__Raw data__.
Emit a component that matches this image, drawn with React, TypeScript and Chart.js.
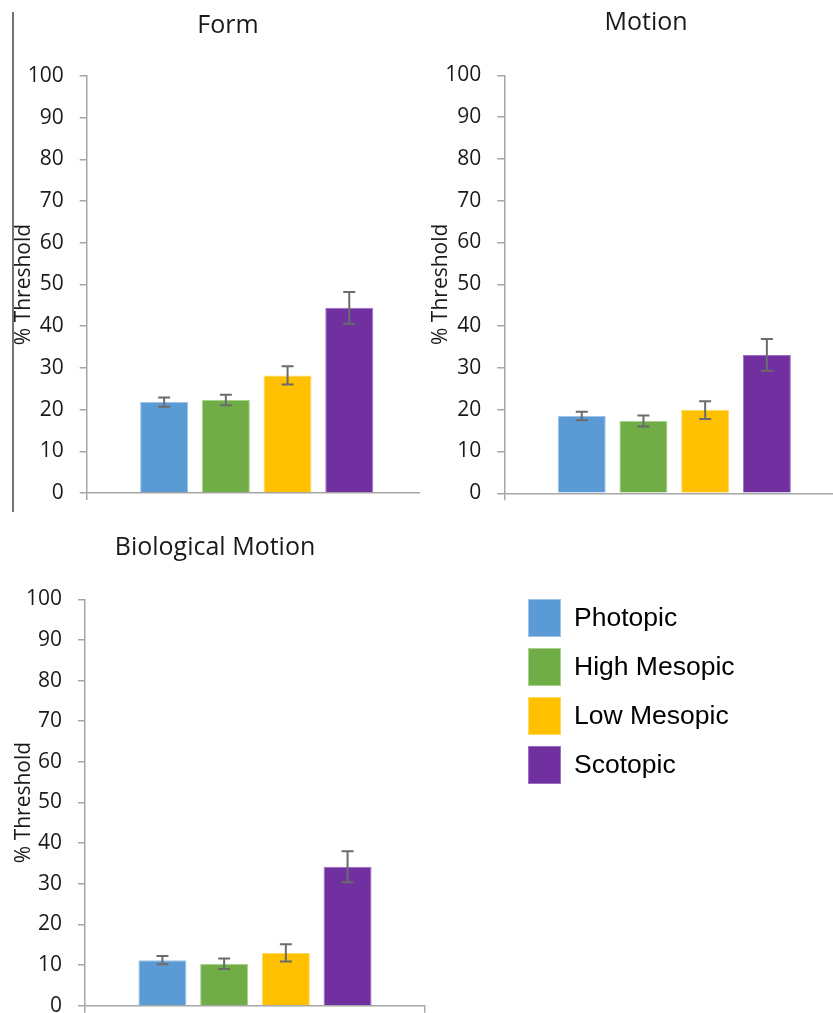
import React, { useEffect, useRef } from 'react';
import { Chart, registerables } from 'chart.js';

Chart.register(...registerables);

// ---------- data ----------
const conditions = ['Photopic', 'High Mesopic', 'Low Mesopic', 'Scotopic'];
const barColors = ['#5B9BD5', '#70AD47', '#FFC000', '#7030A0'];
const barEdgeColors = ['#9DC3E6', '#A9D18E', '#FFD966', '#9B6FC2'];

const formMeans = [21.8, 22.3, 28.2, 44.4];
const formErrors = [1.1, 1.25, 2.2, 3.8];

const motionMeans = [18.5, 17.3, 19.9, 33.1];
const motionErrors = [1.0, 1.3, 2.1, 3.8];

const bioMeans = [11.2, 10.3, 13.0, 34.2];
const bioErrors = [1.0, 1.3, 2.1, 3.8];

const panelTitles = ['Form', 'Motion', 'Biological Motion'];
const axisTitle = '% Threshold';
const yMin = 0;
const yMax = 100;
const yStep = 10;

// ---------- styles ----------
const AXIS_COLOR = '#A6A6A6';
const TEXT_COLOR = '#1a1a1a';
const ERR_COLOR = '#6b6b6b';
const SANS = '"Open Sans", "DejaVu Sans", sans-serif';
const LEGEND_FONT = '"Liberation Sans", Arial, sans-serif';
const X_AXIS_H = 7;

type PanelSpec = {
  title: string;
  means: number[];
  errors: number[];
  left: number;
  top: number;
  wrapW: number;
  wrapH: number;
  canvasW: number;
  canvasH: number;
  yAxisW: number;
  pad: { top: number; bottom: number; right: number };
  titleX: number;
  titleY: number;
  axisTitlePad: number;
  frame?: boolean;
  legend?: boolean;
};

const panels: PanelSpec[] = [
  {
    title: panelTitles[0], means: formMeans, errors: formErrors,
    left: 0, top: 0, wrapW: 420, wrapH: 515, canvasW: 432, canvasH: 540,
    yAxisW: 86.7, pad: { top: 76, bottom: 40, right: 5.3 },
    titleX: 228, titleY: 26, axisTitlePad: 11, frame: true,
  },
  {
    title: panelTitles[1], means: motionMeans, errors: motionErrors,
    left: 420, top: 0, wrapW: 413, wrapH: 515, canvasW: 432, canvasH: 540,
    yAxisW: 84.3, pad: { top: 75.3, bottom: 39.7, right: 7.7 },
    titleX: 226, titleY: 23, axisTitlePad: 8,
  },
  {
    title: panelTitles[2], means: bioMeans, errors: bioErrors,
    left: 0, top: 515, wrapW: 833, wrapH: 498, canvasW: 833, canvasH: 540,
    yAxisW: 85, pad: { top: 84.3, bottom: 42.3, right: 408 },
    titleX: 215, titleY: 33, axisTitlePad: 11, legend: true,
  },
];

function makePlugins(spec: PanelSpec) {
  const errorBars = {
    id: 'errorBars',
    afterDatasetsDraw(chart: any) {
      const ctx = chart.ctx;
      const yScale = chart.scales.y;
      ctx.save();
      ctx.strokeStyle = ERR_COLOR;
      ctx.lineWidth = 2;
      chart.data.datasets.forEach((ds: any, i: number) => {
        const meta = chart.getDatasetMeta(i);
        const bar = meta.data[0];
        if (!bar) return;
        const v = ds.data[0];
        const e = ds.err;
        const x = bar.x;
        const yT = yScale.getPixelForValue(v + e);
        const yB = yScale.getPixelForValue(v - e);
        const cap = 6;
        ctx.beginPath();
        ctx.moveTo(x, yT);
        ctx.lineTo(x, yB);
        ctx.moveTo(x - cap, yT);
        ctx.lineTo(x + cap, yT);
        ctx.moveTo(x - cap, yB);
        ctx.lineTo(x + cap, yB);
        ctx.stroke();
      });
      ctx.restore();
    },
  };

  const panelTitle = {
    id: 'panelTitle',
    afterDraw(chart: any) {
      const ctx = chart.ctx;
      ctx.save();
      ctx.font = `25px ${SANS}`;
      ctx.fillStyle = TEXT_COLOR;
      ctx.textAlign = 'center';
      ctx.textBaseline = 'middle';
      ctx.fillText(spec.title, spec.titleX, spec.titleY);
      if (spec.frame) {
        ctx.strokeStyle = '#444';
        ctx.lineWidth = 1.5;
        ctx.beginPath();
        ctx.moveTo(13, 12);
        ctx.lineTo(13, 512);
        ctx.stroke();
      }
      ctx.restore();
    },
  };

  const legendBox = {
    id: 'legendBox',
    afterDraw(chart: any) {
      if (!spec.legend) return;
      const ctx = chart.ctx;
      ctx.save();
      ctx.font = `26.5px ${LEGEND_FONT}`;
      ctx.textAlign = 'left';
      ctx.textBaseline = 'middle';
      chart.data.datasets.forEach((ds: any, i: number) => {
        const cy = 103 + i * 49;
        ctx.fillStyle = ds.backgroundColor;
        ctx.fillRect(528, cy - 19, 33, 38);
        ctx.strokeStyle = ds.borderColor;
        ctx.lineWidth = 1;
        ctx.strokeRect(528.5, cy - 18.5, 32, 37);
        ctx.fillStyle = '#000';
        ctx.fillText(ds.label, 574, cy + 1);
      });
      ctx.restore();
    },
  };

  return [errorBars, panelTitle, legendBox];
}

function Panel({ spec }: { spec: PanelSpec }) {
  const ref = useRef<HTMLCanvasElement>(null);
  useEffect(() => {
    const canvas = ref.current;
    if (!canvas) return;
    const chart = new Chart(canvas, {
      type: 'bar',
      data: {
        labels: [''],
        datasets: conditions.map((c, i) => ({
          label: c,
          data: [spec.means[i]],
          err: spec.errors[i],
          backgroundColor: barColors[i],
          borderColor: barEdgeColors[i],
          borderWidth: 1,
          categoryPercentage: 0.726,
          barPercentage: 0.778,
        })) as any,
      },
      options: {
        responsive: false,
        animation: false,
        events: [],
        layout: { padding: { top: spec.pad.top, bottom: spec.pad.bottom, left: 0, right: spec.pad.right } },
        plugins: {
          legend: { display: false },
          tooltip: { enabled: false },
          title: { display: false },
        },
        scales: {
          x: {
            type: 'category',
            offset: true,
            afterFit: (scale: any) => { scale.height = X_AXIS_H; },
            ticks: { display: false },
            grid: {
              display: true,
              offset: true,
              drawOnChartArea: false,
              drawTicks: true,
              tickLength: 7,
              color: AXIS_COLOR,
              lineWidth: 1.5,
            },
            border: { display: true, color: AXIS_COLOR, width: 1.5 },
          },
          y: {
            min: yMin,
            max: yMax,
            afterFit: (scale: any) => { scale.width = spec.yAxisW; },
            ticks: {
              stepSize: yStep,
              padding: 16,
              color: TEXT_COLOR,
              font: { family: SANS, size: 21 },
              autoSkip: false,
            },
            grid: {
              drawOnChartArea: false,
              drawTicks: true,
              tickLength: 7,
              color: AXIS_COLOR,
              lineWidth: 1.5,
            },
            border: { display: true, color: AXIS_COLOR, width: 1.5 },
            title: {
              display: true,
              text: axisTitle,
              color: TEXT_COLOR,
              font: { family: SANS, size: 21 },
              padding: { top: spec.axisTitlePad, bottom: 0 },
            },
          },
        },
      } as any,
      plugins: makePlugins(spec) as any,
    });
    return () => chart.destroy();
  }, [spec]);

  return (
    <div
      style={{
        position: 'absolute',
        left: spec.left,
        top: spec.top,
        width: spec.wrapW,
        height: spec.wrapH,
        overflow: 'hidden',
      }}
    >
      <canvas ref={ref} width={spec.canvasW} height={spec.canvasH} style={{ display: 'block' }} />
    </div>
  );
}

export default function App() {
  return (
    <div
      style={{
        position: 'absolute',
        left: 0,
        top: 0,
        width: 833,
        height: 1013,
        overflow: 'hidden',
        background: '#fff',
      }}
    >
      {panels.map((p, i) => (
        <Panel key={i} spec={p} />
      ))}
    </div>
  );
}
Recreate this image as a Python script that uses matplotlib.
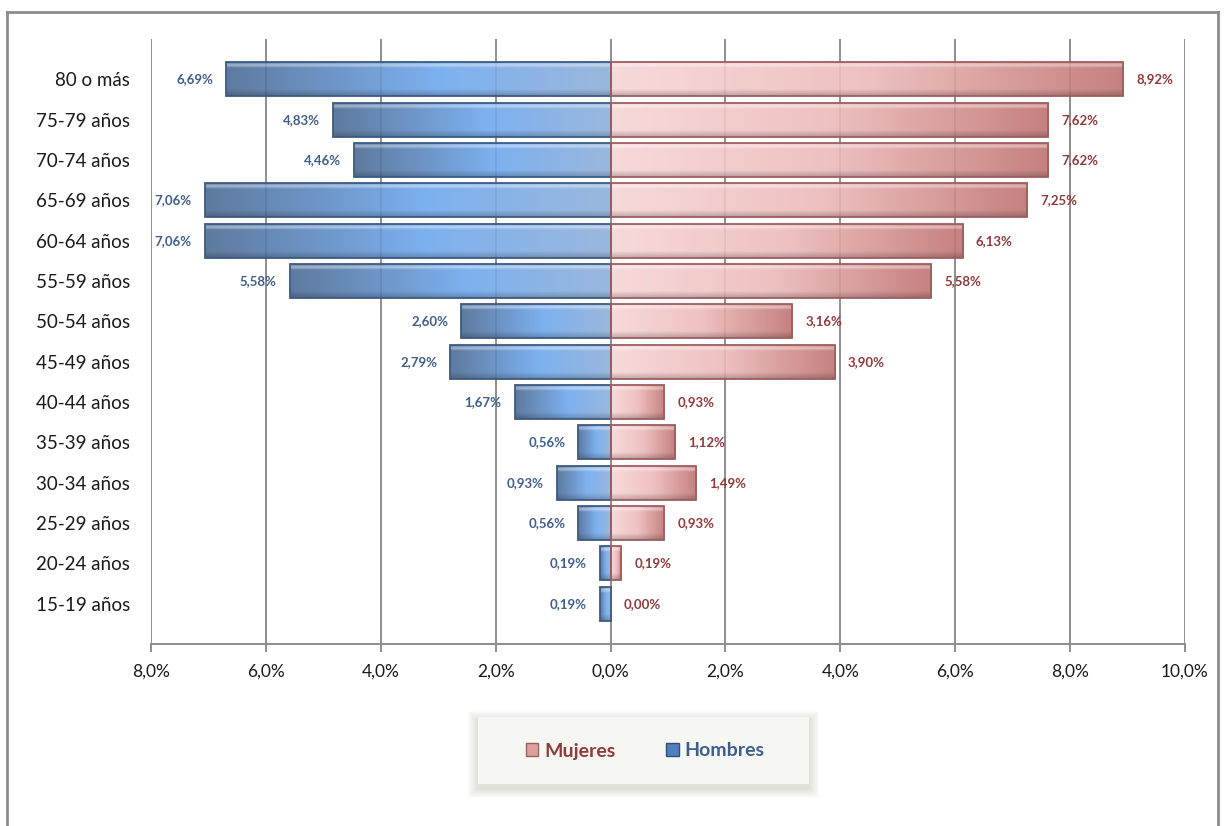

__Problem requirements__. Look above for every line with the word "React" and copy it.

__Full response__.
Emit a component that matches this image, drawn with React, TypeScript and Chart.js.
import React, { useEffect, useRef } from 'react';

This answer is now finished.